▶ [Task inputs]
:::::

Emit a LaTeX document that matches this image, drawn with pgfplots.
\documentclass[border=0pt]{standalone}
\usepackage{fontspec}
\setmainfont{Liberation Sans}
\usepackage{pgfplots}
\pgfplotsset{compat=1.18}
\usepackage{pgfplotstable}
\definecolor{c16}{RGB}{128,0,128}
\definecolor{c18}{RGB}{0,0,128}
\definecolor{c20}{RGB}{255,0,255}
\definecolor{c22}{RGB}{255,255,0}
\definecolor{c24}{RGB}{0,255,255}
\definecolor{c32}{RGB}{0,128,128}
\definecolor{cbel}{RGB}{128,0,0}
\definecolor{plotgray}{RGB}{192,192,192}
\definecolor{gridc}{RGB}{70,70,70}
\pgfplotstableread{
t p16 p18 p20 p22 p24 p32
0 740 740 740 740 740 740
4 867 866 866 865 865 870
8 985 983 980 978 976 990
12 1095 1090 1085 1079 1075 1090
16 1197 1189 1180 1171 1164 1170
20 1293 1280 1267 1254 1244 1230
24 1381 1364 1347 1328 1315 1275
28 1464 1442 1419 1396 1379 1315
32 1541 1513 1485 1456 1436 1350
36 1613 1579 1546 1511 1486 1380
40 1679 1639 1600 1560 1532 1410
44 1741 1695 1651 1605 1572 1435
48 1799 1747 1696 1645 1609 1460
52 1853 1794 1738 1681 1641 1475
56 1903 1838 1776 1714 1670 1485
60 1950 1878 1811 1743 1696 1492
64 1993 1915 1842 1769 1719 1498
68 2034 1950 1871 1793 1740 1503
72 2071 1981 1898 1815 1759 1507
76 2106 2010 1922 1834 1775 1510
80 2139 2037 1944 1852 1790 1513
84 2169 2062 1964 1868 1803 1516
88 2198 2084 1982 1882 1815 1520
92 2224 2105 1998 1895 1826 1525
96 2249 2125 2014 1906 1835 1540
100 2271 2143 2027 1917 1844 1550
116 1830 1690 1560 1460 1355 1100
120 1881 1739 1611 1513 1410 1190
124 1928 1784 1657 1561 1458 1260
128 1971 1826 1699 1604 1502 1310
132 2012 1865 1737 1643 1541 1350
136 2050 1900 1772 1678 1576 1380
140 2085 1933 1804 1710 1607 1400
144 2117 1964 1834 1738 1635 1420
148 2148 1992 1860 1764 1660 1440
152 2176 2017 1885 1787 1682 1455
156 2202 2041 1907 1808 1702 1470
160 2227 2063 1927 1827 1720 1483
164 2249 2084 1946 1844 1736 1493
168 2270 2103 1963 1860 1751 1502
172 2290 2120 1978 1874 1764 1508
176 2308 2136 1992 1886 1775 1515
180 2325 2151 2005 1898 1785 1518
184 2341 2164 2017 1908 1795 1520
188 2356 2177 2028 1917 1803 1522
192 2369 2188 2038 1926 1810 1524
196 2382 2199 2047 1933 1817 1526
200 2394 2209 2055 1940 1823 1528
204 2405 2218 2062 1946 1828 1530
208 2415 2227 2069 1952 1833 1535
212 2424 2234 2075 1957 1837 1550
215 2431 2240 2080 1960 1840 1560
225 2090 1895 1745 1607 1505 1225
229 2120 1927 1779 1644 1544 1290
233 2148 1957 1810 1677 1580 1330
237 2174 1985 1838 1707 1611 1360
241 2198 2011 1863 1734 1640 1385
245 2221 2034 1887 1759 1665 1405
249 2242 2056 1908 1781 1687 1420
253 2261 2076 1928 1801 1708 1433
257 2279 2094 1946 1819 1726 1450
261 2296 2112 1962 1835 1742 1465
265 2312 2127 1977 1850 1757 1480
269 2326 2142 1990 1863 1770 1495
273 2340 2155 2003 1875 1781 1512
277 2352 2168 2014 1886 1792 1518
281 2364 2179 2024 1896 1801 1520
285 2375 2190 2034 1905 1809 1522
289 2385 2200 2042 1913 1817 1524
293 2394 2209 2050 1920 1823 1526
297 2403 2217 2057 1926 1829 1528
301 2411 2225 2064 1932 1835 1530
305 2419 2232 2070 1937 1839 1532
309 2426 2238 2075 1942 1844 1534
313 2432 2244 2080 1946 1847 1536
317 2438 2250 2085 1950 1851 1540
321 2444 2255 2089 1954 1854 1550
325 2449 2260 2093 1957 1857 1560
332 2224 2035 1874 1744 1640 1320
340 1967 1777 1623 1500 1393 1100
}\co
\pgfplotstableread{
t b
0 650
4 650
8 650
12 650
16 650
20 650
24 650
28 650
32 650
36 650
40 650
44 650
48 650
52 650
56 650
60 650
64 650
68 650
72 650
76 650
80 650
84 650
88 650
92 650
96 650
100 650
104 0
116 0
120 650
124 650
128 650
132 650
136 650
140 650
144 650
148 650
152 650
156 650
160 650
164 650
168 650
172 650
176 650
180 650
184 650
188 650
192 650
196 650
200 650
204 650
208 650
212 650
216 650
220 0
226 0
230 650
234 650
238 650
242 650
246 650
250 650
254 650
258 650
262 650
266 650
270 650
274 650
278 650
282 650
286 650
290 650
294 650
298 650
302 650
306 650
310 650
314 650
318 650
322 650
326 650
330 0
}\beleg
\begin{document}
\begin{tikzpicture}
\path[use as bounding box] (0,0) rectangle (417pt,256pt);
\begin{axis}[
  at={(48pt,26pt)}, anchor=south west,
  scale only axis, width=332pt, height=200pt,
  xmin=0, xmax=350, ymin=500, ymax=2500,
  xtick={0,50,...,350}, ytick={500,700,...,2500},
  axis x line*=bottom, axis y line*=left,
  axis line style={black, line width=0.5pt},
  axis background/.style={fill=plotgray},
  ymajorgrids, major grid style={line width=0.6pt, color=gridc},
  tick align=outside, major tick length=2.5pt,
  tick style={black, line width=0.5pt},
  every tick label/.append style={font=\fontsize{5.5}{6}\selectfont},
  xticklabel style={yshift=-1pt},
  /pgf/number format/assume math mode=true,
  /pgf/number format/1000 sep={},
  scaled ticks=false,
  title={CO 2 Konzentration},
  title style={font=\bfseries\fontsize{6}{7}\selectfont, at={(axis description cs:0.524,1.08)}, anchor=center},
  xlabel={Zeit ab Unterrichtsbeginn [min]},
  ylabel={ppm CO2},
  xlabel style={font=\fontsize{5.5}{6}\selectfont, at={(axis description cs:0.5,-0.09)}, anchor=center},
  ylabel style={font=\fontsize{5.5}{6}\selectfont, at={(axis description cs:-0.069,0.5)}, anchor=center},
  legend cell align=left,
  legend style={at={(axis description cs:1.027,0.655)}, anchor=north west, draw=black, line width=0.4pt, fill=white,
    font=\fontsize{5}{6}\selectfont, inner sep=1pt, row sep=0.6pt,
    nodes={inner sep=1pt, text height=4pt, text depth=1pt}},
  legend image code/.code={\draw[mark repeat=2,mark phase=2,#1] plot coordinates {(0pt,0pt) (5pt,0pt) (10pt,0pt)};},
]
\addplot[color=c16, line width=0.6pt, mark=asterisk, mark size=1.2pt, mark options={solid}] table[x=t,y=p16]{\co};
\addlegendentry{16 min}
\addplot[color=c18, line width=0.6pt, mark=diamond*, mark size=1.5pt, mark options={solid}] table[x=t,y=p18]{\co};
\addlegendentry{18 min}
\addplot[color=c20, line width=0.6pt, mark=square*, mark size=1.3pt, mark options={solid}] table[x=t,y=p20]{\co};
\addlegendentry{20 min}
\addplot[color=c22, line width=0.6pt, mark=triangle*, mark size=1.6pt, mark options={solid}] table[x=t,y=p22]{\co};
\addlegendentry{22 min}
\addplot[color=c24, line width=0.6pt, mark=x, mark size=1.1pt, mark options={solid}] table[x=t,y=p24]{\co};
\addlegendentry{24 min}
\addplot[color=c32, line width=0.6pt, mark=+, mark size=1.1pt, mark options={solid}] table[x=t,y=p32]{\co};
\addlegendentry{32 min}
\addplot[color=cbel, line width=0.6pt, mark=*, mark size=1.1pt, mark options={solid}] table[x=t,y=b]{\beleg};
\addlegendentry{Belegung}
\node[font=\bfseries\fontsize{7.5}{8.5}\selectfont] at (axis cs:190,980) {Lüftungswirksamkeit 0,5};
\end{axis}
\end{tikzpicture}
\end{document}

:::::

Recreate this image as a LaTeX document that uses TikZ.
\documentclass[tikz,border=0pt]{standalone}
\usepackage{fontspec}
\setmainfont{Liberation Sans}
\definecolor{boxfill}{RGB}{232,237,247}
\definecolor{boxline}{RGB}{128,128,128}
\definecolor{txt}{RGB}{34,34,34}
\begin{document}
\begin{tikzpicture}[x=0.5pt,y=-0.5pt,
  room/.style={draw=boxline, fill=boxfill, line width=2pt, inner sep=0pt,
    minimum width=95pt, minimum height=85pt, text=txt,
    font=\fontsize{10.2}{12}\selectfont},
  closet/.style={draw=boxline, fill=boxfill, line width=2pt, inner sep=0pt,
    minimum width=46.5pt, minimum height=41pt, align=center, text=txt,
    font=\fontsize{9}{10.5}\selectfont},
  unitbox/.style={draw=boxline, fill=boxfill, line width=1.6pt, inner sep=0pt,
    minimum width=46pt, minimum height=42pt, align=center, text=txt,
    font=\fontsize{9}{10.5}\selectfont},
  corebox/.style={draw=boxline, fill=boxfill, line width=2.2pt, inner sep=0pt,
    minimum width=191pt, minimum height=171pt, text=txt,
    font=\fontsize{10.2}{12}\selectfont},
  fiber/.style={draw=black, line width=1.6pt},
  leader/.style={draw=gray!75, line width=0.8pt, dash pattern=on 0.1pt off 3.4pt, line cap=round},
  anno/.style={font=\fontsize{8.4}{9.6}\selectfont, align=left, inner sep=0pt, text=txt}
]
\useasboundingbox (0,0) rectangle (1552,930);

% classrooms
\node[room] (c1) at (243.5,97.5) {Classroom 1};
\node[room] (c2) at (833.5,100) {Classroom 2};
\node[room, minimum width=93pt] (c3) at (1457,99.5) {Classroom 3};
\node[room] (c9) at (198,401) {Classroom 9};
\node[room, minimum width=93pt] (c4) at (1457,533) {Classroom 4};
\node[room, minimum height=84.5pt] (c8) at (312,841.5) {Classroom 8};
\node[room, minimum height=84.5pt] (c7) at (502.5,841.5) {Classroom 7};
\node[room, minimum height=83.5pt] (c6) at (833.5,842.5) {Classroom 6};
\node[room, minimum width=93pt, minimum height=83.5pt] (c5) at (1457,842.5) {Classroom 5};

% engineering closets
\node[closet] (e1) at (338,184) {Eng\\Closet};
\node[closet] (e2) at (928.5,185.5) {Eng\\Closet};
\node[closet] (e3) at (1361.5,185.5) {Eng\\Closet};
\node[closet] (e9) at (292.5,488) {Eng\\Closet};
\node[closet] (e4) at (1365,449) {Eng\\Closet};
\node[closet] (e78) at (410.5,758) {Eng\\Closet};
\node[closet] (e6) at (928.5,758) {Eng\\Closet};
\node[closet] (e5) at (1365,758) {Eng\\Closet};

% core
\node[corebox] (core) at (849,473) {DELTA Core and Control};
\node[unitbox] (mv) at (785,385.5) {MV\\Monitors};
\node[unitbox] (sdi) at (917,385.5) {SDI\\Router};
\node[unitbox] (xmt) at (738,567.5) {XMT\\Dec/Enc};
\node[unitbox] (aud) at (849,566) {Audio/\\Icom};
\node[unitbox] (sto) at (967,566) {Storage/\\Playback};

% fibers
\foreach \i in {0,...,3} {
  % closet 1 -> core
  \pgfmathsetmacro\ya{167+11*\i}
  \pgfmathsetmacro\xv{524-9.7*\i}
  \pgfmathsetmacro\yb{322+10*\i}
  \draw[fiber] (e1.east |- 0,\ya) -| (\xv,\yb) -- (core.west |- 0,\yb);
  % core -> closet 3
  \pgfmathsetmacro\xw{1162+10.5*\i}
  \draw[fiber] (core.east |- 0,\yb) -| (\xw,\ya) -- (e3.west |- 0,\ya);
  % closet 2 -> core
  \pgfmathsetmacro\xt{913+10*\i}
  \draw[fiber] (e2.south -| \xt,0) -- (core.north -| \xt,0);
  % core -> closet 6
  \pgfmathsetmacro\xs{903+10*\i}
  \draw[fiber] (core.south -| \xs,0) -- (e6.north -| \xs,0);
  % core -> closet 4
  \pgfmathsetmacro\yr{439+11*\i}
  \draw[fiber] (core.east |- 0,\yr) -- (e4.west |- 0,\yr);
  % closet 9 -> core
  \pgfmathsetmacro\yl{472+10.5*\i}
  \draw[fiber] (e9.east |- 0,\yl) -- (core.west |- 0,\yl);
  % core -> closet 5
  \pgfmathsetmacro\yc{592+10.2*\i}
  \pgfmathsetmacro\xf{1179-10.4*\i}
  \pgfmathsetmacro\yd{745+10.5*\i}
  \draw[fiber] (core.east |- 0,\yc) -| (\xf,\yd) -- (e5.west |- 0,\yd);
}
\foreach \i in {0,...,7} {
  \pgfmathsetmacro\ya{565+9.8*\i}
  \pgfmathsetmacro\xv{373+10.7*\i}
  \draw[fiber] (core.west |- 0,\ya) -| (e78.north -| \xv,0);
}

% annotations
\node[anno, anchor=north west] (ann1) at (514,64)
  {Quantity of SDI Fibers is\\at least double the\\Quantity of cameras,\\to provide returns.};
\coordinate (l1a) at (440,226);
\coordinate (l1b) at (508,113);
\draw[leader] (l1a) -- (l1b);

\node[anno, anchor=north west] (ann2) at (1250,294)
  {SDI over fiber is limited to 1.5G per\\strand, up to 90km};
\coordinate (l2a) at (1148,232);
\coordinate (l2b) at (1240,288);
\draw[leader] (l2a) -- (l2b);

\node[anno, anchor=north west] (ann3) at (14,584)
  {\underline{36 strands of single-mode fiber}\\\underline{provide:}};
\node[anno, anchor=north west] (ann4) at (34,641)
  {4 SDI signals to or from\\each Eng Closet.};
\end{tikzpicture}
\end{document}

:::::

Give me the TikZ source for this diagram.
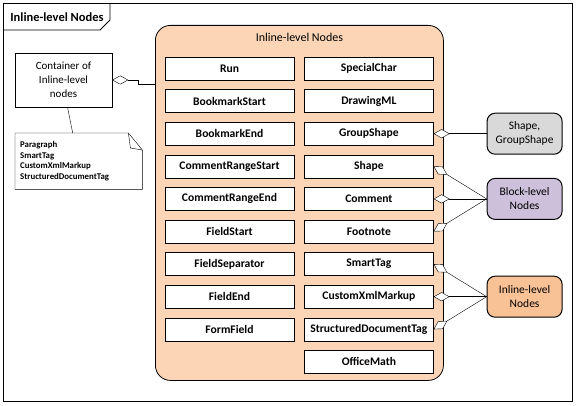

:::::

▶ [Problem statement]
Show the lines where the word "that" appears in the entries.

▶ [Solution to the exercise]
Emit a LaTeX document that matches this image, drawn with pgfplots.
Recreate this image as a LaTeX document that uses TikZ.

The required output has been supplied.